- BRIEF
List each line of the data that holds the string "this", please.

- RECORD EXTRACTS
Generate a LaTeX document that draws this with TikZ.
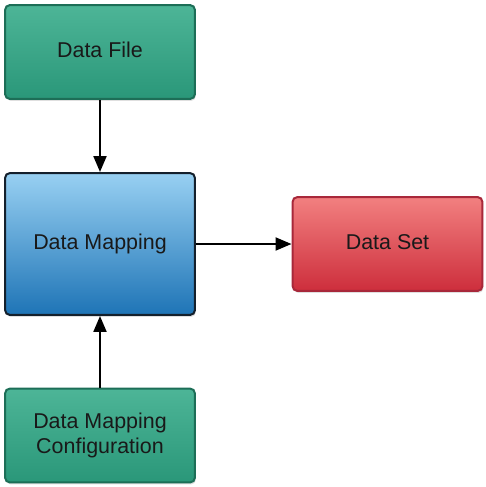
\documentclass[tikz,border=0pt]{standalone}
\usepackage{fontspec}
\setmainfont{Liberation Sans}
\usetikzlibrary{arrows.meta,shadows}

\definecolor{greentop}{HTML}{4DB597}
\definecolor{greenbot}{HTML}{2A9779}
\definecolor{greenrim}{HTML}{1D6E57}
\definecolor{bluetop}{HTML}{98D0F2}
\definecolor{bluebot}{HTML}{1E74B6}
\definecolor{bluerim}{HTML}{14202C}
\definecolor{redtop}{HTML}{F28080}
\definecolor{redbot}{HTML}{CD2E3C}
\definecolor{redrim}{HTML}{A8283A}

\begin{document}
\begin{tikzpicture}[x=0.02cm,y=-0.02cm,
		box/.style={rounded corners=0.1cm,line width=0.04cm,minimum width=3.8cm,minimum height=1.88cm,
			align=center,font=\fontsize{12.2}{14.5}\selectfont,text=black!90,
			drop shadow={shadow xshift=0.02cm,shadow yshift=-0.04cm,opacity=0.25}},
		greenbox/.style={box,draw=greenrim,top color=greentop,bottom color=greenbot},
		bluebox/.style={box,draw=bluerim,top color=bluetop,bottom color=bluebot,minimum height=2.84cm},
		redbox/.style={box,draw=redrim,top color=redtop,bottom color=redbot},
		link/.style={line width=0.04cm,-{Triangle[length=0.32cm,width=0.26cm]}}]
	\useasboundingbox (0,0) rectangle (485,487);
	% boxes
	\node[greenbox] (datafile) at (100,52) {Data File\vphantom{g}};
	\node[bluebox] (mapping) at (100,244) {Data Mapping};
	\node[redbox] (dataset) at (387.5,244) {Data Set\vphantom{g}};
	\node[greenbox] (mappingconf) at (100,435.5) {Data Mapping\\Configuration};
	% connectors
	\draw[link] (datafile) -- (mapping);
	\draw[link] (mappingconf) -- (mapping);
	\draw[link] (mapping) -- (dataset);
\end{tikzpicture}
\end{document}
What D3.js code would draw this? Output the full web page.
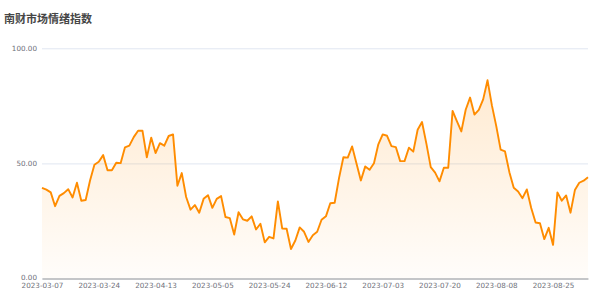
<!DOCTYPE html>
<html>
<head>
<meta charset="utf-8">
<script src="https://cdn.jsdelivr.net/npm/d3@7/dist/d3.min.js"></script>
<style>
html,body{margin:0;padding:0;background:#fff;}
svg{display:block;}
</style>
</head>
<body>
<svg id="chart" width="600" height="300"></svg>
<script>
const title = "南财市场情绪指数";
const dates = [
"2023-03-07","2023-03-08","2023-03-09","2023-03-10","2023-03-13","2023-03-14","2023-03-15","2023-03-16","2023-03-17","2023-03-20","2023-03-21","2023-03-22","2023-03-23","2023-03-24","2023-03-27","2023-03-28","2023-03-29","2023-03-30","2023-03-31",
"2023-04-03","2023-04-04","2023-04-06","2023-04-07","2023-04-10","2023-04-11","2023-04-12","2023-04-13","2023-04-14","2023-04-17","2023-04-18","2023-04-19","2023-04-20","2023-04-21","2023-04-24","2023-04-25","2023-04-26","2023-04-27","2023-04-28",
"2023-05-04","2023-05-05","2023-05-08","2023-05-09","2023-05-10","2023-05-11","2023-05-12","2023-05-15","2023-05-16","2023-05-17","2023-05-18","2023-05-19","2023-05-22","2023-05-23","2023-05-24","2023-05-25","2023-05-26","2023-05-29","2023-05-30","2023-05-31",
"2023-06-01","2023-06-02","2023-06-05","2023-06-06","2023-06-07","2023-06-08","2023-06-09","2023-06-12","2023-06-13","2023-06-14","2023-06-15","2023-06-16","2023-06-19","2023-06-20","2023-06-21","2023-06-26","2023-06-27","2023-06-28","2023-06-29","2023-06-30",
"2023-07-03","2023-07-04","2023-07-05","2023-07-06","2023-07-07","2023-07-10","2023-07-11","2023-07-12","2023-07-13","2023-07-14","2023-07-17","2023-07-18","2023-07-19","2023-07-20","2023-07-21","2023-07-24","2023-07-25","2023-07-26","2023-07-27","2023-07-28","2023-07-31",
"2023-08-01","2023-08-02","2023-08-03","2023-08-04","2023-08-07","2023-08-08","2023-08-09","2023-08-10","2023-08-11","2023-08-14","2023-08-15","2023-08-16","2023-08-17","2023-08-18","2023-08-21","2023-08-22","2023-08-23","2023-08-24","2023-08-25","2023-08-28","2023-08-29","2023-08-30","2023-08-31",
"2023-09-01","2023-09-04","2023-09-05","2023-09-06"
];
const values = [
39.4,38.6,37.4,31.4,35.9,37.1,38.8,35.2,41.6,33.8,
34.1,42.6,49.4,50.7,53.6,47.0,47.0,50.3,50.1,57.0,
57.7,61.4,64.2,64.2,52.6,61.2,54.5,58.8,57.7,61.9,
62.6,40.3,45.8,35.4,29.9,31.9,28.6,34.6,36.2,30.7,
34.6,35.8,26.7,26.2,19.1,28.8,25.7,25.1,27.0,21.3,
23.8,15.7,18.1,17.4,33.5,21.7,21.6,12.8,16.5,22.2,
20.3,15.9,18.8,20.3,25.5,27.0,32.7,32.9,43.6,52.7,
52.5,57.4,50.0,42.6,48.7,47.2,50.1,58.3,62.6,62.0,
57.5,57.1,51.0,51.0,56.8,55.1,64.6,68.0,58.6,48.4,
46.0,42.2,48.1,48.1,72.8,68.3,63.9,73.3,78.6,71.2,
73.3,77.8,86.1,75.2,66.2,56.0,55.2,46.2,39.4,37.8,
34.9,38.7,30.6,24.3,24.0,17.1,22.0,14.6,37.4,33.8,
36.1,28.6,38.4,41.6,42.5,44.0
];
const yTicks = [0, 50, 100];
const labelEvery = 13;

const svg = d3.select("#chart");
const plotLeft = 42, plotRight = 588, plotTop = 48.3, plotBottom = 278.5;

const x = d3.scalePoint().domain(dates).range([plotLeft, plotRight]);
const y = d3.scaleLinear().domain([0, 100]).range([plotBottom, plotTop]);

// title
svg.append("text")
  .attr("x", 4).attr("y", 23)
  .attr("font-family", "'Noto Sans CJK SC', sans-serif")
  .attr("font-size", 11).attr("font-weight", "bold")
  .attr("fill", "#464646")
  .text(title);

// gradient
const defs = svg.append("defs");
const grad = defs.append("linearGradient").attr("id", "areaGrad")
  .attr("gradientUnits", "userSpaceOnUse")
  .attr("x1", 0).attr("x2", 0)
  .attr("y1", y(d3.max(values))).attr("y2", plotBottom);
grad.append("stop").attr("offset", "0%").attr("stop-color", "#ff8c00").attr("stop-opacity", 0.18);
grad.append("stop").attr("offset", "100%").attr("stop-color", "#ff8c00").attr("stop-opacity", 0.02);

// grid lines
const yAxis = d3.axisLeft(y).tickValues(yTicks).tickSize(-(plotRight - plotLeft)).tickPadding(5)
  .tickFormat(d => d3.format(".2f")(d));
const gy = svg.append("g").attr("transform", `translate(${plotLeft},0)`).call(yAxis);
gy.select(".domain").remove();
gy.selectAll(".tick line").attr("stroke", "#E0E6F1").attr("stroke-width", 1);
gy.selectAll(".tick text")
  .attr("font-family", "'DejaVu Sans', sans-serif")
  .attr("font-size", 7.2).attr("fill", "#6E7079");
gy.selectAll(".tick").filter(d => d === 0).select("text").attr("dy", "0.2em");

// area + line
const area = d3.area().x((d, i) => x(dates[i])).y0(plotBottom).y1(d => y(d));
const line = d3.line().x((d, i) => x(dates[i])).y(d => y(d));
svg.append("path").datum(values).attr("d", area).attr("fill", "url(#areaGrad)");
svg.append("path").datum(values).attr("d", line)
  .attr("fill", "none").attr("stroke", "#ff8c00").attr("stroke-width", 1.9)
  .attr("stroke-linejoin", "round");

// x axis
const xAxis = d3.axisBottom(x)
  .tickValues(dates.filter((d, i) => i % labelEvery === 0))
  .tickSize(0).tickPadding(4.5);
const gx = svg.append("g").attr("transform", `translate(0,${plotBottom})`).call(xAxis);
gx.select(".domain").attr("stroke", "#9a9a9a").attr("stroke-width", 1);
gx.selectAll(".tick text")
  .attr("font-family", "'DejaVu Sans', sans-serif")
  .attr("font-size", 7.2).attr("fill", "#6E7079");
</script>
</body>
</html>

- COMPLETE RESPONSE
Generate a LaTeX document that draws this with TikZ.
What D3.js code would draw this? Output the full web page.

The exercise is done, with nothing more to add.